Окна моей комнаты выходили на маленькую речку, почему-то названную рекой Зеленого Вереска. Ее русло вилось вдоль железнодорожной линии и исчезало за выступом горы. Жалкая обстановка наших комнатушек, запираемых на замок, состояла из унитаза, раковины для умыванья, узкой койки, батареи отопления и маленького чугунного шкафчика с одной полкой и двумя створками. Шкафчик чем-то напоминал комод. Между прочим, в Олдерсонской тюрьме «комодом» называли… унитаз. Еще у меня оказались полотенце, мыло, кружка для питья…
Надзирательница посыпала нам волосы порошком ДДТ, что было ужасно неприятно. Она заявила, что это против вшей и что так делается всегда, независимо от надобности. В течение двух суток нам не давали вымыть голову, и почти неделю мы не могли избавиться от противного запаха этого состава.
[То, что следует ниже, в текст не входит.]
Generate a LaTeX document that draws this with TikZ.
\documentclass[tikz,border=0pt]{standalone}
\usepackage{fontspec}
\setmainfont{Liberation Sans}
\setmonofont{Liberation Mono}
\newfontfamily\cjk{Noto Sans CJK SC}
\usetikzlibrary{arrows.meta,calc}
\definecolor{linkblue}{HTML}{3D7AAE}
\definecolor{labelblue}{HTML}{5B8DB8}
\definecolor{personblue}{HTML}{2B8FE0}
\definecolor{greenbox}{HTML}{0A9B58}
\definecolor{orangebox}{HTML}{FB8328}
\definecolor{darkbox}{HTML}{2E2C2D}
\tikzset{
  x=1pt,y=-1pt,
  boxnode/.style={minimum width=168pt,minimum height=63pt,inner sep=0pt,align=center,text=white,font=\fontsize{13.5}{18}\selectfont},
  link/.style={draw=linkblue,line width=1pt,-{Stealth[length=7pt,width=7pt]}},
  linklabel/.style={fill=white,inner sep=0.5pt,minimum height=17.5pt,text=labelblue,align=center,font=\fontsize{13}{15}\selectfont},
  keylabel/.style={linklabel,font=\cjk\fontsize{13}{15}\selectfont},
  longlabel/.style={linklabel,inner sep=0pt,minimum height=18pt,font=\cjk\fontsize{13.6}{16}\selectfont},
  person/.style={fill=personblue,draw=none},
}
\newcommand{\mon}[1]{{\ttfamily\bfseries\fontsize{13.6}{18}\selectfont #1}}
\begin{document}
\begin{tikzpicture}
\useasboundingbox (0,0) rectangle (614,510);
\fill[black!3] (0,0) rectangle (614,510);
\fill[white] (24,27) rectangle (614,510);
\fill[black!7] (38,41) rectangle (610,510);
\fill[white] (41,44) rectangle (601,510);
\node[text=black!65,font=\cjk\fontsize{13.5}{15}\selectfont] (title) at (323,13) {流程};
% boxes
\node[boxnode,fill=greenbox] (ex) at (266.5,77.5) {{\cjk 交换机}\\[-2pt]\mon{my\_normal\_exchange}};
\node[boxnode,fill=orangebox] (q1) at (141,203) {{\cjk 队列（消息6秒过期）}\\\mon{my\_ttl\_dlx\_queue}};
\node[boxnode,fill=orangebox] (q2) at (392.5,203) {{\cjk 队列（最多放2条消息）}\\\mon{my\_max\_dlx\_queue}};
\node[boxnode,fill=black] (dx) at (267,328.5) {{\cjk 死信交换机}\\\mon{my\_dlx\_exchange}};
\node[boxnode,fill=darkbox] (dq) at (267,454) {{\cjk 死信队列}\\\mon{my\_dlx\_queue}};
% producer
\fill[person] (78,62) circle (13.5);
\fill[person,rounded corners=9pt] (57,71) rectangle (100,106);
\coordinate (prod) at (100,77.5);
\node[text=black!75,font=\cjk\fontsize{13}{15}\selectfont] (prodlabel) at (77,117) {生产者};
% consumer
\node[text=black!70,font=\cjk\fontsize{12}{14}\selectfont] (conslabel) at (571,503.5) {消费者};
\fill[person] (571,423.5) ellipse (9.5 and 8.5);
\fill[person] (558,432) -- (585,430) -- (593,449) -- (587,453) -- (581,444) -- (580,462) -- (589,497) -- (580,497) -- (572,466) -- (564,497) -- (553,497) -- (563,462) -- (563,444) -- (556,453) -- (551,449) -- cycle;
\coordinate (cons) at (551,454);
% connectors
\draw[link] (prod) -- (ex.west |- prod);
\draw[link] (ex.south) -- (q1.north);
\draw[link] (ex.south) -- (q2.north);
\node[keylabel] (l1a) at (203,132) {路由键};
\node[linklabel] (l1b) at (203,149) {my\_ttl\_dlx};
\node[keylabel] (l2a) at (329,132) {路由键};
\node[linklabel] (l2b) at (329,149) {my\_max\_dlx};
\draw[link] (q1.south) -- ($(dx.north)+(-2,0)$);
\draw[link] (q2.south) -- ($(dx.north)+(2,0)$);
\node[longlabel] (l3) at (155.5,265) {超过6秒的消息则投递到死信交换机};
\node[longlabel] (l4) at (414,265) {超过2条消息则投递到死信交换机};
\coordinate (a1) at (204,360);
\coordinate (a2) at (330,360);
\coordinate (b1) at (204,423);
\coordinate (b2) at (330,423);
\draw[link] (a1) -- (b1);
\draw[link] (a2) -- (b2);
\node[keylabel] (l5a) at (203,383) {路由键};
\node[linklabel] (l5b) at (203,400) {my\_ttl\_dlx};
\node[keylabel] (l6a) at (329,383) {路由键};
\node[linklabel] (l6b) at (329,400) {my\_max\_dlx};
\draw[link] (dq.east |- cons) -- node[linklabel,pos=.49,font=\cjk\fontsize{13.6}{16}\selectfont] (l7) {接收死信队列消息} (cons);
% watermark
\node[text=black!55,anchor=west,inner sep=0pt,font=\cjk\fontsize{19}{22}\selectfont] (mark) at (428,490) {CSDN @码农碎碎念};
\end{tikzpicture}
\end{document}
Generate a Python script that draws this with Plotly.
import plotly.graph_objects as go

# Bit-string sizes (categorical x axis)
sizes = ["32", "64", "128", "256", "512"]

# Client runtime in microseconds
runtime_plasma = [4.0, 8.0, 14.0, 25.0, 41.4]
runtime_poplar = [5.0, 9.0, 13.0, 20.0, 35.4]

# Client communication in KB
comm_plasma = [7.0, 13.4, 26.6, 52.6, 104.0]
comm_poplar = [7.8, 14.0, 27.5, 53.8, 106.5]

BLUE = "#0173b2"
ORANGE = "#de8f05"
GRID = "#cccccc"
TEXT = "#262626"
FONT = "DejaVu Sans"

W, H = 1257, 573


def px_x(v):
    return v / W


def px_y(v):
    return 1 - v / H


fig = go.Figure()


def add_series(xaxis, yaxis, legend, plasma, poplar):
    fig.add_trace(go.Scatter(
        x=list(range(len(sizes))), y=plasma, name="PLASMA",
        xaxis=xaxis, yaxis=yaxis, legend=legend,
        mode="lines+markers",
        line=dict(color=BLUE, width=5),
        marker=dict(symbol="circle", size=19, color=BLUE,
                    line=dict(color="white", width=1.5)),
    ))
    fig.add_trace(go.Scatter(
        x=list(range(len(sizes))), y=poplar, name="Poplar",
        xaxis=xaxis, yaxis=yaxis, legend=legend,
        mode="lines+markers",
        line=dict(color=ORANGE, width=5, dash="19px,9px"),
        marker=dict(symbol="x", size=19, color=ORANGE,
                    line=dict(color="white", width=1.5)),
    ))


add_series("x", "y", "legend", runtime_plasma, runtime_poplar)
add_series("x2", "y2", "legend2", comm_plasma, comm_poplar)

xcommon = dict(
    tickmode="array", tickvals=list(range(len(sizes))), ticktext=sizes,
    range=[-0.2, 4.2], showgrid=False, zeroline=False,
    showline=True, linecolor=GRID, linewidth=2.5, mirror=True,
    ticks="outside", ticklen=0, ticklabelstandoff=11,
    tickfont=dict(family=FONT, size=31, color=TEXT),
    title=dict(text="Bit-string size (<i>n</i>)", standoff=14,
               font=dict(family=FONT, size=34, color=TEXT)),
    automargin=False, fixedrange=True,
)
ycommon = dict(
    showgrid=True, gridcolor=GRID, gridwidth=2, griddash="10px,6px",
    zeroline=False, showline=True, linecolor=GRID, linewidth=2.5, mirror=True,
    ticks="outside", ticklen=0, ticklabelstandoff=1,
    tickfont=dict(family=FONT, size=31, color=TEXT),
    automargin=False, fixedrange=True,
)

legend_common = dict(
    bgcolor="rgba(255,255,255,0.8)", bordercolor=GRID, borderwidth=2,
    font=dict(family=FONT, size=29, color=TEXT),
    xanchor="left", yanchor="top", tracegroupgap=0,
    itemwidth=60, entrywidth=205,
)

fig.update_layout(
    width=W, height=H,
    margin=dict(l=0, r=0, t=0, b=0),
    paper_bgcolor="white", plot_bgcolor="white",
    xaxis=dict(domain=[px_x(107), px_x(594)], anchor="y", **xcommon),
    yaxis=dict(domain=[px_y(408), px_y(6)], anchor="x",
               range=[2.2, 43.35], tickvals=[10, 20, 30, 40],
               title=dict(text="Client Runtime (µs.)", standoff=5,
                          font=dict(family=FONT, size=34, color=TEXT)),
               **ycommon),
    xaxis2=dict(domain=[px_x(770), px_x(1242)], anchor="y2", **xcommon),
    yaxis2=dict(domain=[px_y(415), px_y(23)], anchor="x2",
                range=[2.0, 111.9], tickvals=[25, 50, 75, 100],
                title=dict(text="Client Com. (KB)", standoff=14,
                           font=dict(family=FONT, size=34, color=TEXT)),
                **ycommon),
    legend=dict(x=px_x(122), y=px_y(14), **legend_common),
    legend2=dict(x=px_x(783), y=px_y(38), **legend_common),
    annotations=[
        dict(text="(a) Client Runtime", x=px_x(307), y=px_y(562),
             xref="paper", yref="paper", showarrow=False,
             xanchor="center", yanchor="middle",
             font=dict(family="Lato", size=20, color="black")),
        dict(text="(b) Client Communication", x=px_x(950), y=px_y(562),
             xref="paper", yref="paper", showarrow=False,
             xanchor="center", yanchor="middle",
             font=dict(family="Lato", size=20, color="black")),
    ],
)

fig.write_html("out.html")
В день нашего прибытия, 25 января 1955 года, нам вручили небольшие бланки с указанием даты нашего освобождения. На моем значилось: 25 апреля 1957 года. Срок показался мне очень долгим, особенно когда я машинально присчитала к нему тридцать суток, которые мне предстояло отсидеть дополнительно в связи с наложенным на меня штрафом в 6 тысяч долларов. Официально этот месяц нужен якобы для проверки имущественного положения. А почему эту проверку нельзя сделать за предшествующие двадцать семь месяцев? Еще одна из бесчисленных и непостижимых тайн американской бюрократической машины. Все это казалось нелепым вдвойне, так как мы договорились с финансовым ведомством и, пока рассматривались наши апелляции, ежемесячно вносили определенные суммы в счет штрафа.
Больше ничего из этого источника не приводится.